__Entries provided__.
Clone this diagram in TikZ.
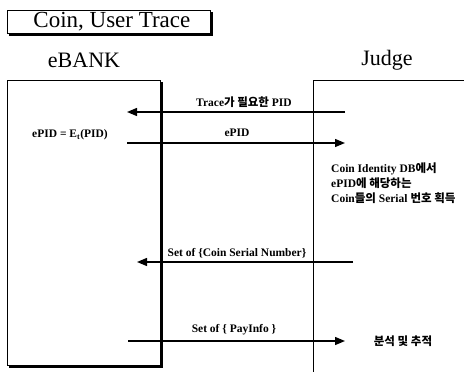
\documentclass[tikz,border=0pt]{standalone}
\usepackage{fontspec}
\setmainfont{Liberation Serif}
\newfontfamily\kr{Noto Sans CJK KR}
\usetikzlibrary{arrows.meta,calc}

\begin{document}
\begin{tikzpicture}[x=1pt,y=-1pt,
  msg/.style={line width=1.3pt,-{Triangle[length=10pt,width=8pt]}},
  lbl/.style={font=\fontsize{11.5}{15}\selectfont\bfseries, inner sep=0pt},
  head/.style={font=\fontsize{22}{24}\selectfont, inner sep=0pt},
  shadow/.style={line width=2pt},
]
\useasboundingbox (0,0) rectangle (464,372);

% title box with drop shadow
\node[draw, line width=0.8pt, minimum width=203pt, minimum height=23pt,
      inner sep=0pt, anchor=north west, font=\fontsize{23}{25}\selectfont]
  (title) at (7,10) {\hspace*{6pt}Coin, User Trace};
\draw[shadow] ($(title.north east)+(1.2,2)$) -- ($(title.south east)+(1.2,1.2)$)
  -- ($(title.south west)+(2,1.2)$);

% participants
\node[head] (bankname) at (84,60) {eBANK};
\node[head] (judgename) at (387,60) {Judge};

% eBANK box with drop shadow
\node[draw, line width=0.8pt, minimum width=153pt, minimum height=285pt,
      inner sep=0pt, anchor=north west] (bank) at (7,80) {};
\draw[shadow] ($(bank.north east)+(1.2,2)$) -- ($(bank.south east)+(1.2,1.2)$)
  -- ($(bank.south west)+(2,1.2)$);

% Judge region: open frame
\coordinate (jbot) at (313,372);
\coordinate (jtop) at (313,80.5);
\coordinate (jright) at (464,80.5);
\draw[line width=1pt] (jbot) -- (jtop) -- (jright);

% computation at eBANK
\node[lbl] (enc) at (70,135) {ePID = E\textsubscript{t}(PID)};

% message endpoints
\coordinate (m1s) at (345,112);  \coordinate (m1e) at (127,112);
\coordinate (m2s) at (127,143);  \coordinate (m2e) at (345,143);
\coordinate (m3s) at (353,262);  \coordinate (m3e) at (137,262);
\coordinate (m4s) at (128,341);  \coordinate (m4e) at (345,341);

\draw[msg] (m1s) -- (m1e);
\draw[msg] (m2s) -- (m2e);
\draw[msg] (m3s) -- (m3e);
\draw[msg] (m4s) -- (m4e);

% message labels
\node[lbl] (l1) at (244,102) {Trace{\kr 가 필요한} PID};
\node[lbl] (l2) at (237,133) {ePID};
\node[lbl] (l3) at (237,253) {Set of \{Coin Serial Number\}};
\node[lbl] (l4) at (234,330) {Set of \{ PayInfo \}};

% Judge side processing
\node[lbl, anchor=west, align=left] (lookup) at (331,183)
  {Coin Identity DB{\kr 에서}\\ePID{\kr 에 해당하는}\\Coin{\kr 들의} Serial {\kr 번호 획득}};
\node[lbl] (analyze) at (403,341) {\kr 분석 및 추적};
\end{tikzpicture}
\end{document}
--
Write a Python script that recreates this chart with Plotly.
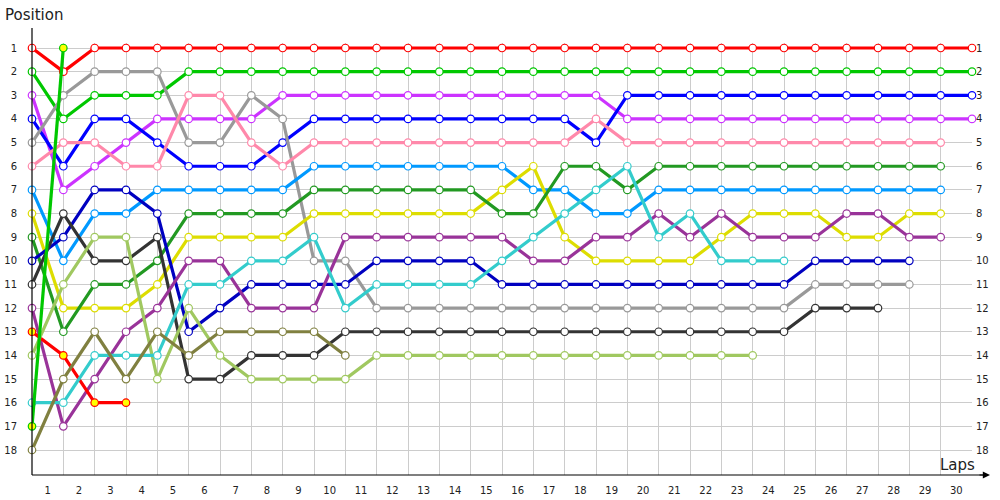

__To do__.
Beginning with the line above that contains "Clone this diagram in TikZ." and ending with the line that contains "(0,0) rectangle (464,372);", quote each line exactly, keeping out the pictures.

__Task response__.
Clone this diagram in TikZ.
\documentclass[tikz,border=0pt]{standalone}
\usepackage{fontspec}
\setmainfont{Liberation Serif}
\newfontfamily\kr{Noto Sans CJK KR}
\usetikzlibrary{arrows.meta,calc}

\begin{document}
\begin{tikzpicture}[x=1pt,y=-1pt,
  msg/.style={line width=1.3pt,-{Triangle[length=10pt,width=8pt]}},
  lbl/.style={font=\fontsize{11.5}{15}\selectfont\bfseries, inner sep=0pt},
  head/.style={font=\fontsize{22}{24}\selectfont, inner sep=0pt},
  shadow/.style={line width=2pt},
]
\useasboundingbox (0,0) rectangle (464,372);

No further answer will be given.